WHAT THE TASK REQUIRES: Retype all material exactly. Pictures stay out of the copy.
-- start of GIVEN MATERIAL --
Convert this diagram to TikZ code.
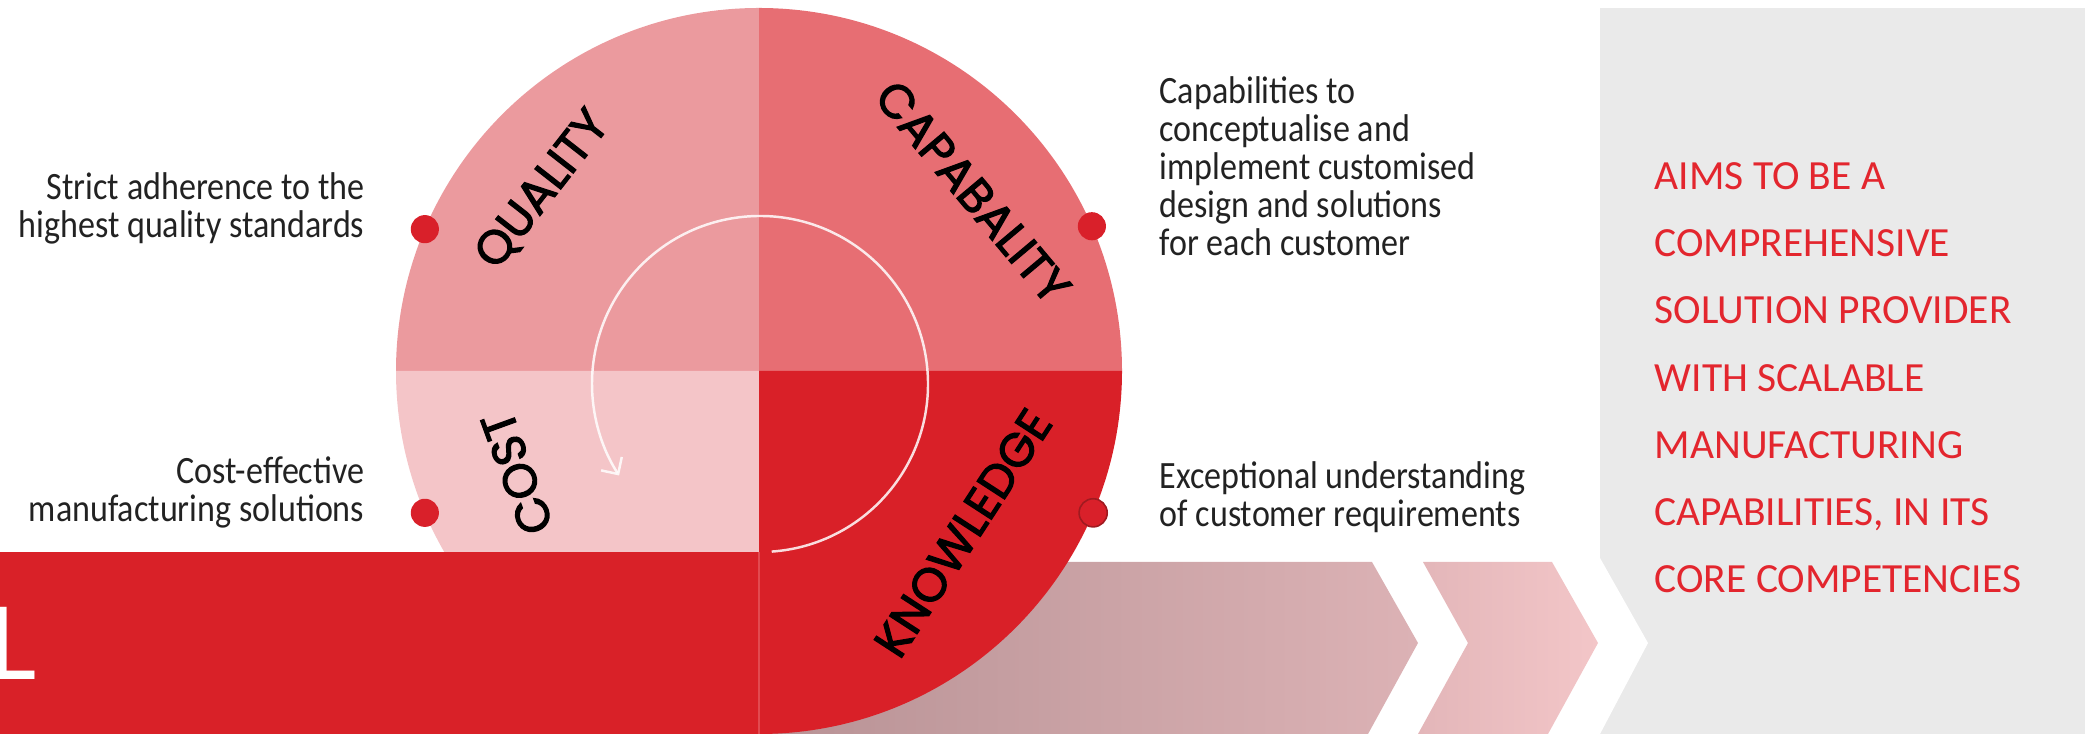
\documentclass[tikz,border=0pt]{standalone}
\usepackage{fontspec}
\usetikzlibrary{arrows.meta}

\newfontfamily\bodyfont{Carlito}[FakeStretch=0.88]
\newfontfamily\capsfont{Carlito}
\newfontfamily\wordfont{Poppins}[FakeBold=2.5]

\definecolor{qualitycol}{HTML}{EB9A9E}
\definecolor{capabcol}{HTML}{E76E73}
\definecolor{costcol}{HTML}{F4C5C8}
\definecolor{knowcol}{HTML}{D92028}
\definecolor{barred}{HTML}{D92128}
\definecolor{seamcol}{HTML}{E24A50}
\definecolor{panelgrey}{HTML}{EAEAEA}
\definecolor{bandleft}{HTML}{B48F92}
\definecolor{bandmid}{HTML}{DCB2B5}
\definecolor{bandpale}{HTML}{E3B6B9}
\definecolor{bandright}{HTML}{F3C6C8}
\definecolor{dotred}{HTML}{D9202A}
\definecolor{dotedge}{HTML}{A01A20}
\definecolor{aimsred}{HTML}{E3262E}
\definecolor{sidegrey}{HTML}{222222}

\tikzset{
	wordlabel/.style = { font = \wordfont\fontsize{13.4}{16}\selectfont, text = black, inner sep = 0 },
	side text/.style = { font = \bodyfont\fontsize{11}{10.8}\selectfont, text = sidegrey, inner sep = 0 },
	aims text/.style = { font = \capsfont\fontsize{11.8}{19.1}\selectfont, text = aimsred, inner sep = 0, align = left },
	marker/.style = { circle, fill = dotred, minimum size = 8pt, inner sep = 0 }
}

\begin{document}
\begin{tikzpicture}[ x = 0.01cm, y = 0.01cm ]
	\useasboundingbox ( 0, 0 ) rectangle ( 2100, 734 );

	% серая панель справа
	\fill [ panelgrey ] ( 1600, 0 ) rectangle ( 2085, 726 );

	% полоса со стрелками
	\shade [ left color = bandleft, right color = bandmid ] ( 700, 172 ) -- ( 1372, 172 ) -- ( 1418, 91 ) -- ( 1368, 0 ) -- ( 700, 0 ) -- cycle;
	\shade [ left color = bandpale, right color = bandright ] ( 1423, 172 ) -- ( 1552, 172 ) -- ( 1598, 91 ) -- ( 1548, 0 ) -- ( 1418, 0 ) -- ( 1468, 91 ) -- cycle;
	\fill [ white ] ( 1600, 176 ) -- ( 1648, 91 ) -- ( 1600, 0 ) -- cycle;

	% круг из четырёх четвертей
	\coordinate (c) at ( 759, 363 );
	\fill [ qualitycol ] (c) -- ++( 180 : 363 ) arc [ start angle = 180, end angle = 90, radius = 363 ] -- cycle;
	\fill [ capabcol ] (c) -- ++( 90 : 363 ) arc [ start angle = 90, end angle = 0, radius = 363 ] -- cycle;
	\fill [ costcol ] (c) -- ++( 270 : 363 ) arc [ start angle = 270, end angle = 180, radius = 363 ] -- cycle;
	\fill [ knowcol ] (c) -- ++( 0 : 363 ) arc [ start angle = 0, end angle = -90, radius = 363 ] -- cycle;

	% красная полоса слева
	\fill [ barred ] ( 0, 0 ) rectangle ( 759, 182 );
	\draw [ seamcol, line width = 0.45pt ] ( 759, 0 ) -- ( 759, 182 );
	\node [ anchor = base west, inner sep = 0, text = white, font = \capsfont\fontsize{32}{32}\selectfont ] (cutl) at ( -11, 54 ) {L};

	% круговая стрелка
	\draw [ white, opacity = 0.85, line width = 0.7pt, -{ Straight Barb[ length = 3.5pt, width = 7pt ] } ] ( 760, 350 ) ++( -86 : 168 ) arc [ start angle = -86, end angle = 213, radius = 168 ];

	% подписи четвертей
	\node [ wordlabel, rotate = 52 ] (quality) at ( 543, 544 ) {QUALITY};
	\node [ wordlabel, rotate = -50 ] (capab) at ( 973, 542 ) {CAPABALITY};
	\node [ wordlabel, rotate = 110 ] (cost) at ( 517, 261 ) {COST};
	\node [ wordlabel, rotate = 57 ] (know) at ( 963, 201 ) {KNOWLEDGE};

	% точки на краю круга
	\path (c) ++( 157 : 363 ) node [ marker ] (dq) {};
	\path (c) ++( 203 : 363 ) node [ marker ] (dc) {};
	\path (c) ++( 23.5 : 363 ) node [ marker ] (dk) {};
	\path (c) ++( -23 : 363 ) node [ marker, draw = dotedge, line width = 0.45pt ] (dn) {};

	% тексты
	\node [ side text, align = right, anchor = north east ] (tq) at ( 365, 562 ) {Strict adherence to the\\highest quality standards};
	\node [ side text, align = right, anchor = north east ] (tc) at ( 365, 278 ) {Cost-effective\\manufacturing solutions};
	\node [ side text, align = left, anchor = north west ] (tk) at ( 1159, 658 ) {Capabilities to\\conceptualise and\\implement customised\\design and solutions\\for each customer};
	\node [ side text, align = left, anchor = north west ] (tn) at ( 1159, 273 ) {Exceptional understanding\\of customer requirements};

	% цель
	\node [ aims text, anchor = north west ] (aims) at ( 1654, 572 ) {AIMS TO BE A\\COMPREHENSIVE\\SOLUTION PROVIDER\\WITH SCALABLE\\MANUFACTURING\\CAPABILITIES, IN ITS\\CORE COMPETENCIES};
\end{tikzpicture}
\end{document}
-- end of GIVEN MATERIAL --
EXPECTED ANSWER:
Convert this diagram to TikZ code.
\documentclass[tikz,border=0pt]{standalone}
\usepackage{fontspec}
\usetikzlibrary{arrows.meta}

\newfontfamily\bodyfont{Carlito}[FakeStretch=0.88]
\newfontfamily\capsfont{Carlito}
\newfontfamily\wordfont{Poppins}[FakeBold=2.5]

\definecolor{qualitycol}{HTML}{EB9A9E}
\definecolor{capabcol}{HTML}{E76E73}
\definecolor{costcol}{HTML}{F4C5C8}
\definecolor{knowcol}{HTML}{D92028}
\definecolor{barred}{HTML}{D92128}
\definecolor{seamcol}{HTML}{E24A50}
\definecolor{panelgrey}{HTML}{EAEAEA}
\definecolor{bandleft}{HTML}{B48F92}
\definecolor{bandmid}{HTML}{DCB2B5}
\definecolor{bandpale}{HTML}{E3B6B9}
\definecolor{bandright}{HTML}{F3C6C8}
\definecolor{dotred}{HTML}{D9202A}
\definecolor{dotedge}{HTML}{A01A20}
\definecolor{aimsred}{HTML}{E3262E}
\definecolor{sidegrey}{HTML}{222222}

\tikzset{
	wordlabel/.style = { font = \wordfont\fontsize{13.4}{16}\selectfont, text = black, inner sep = 0 },
	side text/.style = { font = \bodyfont\fontsize{11}{10.8}\selectfont, text = sidegrey, inner sep = 0 },
	aims text/.style = { font = \capsfont\fontsize{11.8}{19.1}\selectfont, text = aimsred, inner sep = 0, align = left },
	marker/.style = { circle, fill = dotred, minimum size = 8pt, inner sep = 0 }
}

\begin{document}
\begin{tikzpicture}[ x = 0.01cm, y = 0.01cm ]
	\useasboundingbox ( 0, 0 ) rectangle ( 2100, 734 );

	% серая панель справа
	\fill [ panelgrey ] ( 1600, 0 ) rectangle ( 2085, 726 );

	% полоса со стрелками
	\shade [ left color = bandleft, right color = bandmid ] ( 700, 172 ) -- ( 1372, 172 ) -- ( 1418, 91 ) -- ( 1368, 0 ) -- ( 700, 0 ) -- cycle;
	\shade [ left color = bandpale, right color = bandright ] ( 1423, 172 ) -- ( 1552, 172 ) -- ( 1598, 91 ) -- ( 1548, 0 ) -- ( 1418, 0 ) -- ( 1468, 91 ) -- cycle;
	\fill [ white ] ( 1600, 176 ) -- ( 1648, 91 ) -- ( 1600, 0 ) -- cycle;

	% круг из четырёх четвертей
	\coordinate (c) at ( 759, 363 );
	\fill [ qualitycol ] (c) -- ++( 180 : 363 ) arc [ start angle = 180, end angle = 90, radius = 363 ] -- cycle;
	\fill [ capabcol ] (c) -- ++( 90 : 363 ) arc [ start angle = 90, end angle = 0, radius = 363 ] -- cycle;
	\fill [ costcol ] (c) -- ++( 270 : 363 ) arc [ start angle = 270, end angle = 180, radius = 363 ] -- cycle;
	\fill [ knowcol ] (c) -- ++( 0 : 363 ) arc [ start angle = 0, end angle = -90, radius = 363 ] -- cycle;

	% красная полоса слева
	\fill [ barred ] ( 0, 0 ) rectangle ( 759, 182 );
	\draw [ seamcol, line width = 0.45pt ] ( 759, 0 ) -- ( 759, 182 );
	\node [ anchor = base west, inner sep = 0, text = white, font = \capsfont\fontsize{32}{32}\selectfont ] (cutl) at ( -11, 54 ) {L};

	% круговая стрелка
	\draw [ white, opacity = 0.85, line width = 0.7pt, -{ Straight Barb[ length = 3.5pt, width = 7pt ] } ] ( 760, 350 ) ++( -86 : 168 ) arc [ start angle = -86, end angle = 213, radius = 168 ];

	% подписи четвертей
	\node [ wordlabel, rotate = 52 ] (quality) at ( 543, 544 ) {QUALITY};
	\node [ wordlabel, rotate = -50 ] (capab) at ( 973, 542 ) {CAPABALITY};
	\node [ wordlabel, rotate = 110 ] (cost) at ( 517, 261 ) {COST};
	\node [ wordlabel, rotate = 57 ] (know) at ( 963, 201 ) {KNOWLEDGE};

	% точки на краю круга
	\path (c) ++( 157 : 363 ) node [ marker ] (dq) {};
	\path (c) ++( 203 : 363 ) node [ marker ] (dc) {};
	\path (c) ++( 23.5 : 363 ) node [ marker ] (dk) {};
	\path (c) ++( -23 : 363 ) node [ marker, draw = dotedge, line width = 0.45pt ] (dn) {};

	% тексты
	\node [ side text, align = right, anchor = north east ] (tq) at ( 365, 562 ) {Strict adherence to the\\highest quality standards};
	\node [ side text, align = right, anchor = north east ] (tc) at ( 365, 278 ) {Cost-effective\\manufacturing solutions};
	\node [ side text, align = left, anchor = north west ] (tk) at ( 1159, 658 ) {Capabilities to\\conceptualise and\\implement customised\\design and solutions\\for each customer};
	\node [ side text, align = left, anchor = north west ] (tn) at ( 1159, 273 ) {Exceptional understanding\\of customer requirements};

	% цель
	\node [ aims text, anchor = north west ] (aims) at ( 1654, 572 ) {AIMS TO BE A\\COMPREHENSIVE\\SOLUTION PROVIDER\\WITH SCALABLE\\MANUFACTURING\\CAPABILITIES, IN ITS\\CORE COMPETENCIES};
\end{tikzpicture}
\end{document}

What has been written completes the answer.